To illustrate a subset of this scenario the diagram above presents an example on how traditional artefact and process-driven provenance can be associated with social data. A set of interview notes has been produced, following an interview conducted by John Farrington; Lorna Philip, who works with John Farrington, has posted a comment on the interview notes asking where the audio recording of that interview is. This example demonstrates how social context (e.g. worksWith) and user-generated content (e.g. Post) can be integrated with the data provenance record. The effect of this is a far more definitive provenance representation of the digital artefact; the result of Lorna Philip’s post may have inspired John Farrington to upload the audio recording of the interview. Alternatively, the lack of a vital piece of supporting information may have altered the level of trust in the interview transcript.

Users:

Single and Multi discipline research groups (academic researchers)

Policy Makers

Requirement for provenance:

In order to solve the problem described above we require a representational framework for provenance which goes beyond simple metadata descriptions of artefacts and processes.

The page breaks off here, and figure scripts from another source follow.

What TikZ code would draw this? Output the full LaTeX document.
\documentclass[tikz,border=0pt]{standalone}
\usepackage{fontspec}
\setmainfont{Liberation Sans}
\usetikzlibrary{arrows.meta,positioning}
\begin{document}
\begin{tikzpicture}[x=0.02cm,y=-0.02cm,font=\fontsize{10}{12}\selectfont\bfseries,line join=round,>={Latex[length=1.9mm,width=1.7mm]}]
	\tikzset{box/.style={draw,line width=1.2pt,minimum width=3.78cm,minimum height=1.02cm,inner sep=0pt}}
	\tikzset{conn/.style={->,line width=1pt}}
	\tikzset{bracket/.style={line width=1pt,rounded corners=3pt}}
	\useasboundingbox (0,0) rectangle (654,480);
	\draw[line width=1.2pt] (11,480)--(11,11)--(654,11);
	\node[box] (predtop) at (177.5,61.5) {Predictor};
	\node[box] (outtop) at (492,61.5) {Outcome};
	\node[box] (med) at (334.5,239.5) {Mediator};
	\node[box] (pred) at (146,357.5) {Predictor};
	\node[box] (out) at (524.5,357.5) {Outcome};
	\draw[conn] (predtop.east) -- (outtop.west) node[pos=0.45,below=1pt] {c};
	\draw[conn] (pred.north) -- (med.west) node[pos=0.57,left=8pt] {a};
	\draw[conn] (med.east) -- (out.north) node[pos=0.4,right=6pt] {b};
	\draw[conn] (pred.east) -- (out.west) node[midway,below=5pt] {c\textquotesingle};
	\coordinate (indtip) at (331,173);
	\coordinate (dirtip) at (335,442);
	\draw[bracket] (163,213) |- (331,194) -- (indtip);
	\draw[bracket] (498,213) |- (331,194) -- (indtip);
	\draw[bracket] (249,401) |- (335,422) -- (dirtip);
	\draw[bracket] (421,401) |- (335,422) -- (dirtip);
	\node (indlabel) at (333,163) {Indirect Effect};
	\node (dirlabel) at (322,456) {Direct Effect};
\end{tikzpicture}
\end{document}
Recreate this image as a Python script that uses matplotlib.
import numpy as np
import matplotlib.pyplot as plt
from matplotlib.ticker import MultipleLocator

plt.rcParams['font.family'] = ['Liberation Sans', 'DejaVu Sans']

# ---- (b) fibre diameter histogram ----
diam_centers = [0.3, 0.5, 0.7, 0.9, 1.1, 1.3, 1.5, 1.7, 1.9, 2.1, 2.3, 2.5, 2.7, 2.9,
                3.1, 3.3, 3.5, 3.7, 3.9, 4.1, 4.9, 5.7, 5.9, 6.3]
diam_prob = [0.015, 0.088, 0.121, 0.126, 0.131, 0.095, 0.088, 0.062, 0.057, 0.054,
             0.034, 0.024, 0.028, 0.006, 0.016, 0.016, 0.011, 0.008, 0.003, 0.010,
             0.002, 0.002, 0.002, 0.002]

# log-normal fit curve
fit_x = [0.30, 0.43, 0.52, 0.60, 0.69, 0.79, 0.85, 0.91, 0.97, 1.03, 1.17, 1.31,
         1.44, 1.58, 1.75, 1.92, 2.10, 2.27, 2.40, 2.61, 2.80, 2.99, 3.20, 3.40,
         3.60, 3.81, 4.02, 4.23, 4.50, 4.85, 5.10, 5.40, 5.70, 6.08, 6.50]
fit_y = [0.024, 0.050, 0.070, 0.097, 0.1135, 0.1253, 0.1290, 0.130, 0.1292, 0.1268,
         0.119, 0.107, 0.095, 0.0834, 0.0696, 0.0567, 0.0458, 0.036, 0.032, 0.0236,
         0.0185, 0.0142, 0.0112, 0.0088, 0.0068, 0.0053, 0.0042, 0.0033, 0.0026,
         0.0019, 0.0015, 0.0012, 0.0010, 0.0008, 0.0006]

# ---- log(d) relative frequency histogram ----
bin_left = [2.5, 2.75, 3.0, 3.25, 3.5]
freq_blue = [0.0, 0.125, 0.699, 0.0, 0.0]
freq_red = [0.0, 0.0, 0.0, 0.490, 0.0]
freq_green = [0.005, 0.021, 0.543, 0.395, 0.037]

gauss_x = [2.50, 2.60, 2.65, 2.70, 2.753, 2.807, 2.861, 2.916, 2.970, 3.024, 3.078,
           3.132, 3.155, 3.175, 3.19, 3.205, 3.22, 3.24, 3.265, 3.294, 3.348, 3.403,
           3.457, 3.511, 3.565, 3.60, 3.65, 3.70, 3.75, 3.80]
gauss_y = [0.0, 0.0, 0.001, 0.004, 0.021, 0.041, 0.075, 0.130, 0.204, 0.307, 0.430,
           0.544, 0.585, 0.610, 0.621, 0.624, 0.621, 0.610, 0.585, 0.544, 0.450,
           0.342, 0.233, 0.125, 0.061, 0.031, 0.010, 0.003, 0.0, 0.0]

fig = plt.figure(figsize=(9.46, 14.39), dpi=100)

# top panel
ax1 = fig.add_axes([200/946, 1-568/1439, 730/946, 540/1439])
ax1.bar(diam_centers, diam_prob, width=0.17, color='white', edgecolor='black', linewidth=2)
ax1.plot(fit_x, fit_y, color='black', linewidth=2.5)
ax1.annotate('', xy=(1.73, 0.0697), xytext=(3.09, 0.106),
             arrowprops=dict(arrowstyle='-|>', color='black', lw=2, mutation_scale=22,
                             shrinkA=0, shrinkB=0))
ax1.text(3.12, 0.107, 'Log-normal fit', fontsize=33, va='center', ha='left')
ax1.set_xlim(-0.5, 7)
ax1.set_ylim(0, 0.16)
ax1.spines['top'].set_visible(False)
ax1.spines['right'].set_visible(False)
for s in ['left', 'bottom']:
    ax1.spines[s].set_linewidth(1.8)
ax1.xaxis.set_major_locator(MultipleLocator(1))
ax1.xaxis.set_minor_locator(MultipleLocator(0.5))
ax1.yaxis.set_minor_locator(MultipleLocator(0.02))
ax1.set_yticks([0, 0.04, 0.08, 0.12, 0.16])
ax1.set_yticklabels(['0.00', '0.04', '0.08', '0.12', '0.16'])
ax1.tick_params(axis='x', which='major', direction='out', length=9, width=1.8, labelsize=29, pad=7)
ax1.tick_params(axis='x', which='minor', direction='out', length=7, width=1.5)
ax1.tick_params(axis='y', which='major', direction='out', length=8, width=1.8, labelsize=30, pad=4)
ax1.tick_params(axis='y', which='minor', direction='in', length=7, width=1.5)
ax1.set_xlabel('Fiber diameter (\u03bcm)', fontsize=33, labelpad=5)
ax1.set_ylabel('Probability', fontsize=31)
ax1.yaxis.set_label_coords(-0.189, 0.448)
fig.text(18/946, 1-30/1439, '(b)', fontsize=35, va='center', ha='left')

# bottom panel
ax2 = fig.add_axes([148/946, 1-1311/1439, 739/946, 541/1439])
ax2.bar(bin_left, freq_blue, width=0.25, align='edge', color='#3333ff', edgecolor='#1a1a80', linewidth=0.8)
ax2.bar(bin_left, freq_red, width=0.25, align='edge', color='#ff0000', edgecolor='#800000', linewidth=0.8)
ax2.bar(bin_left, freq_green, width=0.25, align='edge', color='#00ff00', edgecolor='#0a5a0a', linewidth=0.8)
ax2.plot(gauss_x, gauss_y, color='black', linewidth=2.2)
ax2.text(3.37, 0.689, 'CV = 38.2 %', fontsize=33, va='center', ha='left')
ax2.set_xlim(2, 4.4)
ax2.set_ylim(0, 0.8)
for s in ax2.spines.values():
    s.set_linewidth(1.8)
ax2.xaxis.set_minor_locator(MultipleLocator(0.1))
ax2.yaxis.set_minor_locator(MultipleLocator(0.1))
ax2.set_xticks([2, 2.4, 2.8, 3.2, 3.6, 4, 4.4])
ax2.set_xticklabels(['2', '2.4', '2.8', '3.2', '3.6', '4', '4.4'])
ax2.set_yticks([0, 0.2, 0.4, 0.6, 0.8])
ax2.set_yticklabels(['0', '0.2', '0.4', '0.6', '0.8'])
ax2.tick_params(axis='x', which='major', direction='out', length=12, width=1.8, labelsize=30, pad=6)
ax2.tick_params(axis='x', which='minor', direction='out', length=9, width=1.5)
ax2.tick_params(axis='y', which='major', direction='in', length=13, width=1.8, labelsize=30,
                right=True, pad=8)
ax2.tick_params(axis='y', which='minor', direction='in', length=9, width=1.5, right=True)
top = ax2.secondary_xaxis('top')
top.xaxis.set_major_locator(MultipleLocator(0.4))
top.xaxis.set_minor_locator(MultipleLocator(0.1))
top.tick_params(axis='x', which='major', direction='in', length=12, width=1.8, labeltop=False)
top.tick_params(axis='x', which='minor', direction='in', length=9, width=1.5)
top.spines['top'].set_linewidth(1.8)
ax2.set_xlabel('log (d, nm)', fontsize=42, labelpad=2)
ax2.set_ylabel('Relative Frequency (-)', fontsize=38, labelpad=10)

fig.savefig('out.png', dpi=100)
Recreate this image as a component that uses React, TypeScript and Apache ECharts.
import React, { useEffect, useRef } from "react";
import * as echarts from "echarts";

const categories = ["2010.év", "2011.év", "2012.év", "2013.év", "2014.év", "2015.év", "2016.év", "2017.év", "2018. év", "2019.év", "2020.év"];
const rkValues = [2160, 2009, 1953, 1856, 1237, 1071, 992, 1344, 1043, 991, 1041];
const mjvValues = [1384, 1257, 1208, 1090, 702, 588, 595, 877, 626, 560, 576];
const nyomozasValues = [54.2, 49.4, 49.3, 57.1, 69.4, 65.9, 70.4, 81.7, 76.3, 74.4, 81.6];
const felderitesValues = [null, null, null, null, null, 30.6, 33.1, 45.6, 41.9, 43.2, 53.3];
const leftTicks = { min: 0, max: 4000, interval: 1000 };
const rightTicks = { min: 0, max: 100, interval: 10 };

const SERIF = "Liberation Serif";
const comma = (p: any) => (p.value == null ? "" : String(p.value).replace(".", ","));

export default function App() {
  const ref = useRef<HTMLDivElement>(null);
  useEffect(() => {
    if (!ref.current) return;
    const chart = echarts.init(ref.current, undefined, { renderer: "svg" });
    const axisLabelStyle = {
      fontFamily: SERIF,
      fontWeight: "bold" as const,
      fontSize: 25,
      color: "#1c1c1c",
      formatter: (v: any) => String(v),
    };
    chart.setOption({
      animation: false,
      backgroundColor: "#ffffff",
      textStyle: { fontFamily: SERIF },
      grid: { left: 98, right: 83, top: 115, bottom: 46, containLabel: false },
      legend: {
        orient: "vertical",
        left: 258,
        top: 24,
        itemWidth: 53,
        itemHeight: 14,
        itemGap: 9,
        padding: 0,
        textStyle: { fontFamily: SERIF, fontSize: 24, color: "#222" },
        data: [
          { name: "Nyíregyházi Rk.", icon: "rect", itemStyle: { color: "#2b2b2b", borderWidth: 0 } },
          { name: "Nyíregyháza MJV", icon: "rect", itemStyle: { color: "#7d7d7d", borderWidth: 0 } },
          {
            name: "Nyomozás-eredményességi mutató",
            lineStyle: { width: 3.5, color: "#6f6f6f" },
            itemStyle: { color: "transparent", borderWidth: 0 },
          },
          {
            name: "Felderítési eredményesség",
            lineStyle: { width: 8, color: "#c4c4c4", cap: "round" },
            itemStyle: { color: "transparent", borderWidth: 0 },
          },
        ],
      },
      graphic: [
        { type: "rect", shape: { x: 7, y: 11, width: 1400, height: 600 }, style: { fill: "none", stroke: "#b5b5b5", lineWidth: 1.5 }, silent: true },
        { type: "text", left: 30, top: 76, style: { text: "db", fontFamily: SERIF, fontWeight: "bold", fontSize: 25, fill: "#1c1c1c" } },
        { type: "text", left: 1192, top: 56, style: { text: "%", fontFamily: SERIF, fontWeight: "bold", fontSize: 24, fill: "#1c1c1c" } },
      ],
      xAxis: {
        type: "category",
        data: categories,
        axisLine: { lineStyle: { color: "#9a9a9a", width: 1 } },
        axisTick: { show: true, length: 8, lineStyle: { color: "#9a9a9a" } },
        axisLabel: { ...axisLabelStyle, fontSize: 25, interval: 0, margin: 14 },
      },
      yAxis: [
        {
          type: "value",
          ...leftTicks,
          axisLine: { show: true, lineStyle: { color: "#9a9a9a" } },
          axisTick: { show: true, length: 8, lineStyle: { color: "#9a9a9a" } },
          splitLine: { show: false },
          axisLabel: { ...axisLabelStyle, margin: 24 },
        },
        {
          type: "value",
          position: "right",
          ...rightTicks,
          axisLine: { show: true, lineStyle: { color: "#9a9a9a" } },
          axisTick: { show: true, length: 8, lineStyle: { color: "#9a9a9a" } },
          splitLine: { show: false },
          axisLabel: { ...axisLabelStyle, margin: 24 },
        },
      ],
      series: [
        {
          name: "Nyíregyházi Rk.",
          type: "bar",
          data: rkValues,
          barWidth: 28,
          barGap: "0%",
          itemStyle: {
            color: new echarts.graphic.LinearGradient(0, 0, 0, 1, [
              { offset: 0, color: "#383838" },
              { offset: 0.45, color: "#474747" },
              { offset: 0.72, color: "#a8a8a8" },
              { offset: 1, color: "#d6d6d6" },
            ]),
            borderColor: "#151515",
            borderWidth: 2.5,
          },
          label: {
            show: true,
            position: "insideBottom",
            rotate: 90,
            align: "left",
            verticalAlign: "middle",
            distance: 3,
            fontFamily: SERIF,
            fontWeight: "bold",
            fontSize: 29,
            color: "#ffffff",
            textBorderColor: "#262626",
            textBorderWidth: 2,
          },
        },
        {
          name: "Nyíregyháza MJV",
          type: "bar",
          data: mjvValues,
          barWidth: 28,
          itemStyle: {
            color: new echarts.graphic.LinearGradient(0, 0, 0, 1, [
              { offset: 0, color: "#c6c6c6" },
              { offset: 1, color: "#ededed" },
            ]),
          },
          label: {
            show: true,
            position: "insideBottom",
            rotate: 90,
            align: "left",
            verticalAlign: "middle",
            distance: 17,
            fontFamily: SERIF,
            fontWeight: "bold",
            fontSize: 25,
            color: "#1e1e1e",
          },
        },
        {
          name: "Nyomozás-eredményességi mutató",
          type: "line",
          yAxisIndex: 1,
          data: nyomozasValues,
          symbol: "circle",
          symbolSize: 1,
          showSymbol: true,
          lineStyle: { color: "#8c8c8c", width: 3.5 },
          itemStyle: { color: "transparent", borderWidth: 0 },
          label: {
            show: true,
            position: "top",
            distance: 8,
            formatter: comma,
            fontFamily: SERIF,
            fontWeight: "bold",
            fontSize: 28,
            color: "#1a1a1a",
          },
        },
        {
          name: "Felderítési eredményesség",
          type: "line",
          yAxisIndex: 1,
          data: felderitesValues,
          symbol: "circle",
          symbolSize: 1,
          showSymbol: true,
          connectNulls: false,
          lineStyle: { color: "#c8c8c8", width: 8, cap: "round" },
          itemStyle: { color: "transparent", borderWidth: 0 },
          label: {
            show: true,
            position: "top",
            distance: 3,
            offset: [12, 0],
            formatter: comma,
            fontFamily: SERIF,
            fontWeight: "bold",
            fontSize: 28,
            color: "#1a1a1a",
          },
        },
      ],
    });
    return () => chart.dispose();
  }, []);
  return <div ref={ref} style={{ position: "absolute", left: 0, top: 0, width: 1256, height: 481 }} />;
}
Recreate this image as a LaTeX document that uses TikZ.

Such an approach has to create a single, unified record, bridging both the digital and physical worlds; it must also provide support for reasoning capabilities, to allow it to be used for more than just descriptive purposes. The following are the characteristics of the provenance framework required:

  1. It should describe and uniquely identify a range of entities: artefacts (digital & physical); processes (services & human activities); people; organisational structures/membership; social networks.
  2. It should situate entities in time and space.
  3. It should incorporate online communication (e.g. instant messaging, blog entries, email) into the provenance record.
  4. It should allow relationships (e.g. causal, social, organisational) to be defined between entities.
  5. It should make explicit goals and constraints associated with processes and associated artefacts, in order to capture the ‘why?’ aspect of provenance.
  6. It should facilitate reasoning about access control; documentation policies; completeness of the provenance record; trust and reputation.

Provenance Questions:

  1. How was this evidence derived? Is the derivation history complete?
  2. Where and when was the artefact (created, collected, published, analysed etc.)?
  3. Who contributed in creating this artefact, executing this process?
  4. What online communication was associated with the creation of this artefact or execution of this process?
  5. Can I allow person P to access artefact A?
  6. Can I trust this artefact, provenance record, person, project ….?
  7. Why was a particular scientific activity undertaken?
  8. Why was a particular artefact used as part of a process?

Technologies Used:

This scenario requires ontologies in order describe different aspect of evidence: artefacts, processes, people, organisations etc.

A Web-based environment is required in order allow researched to upload and share digital artefacts and to collaborate using social networking tools such as blogging and messages.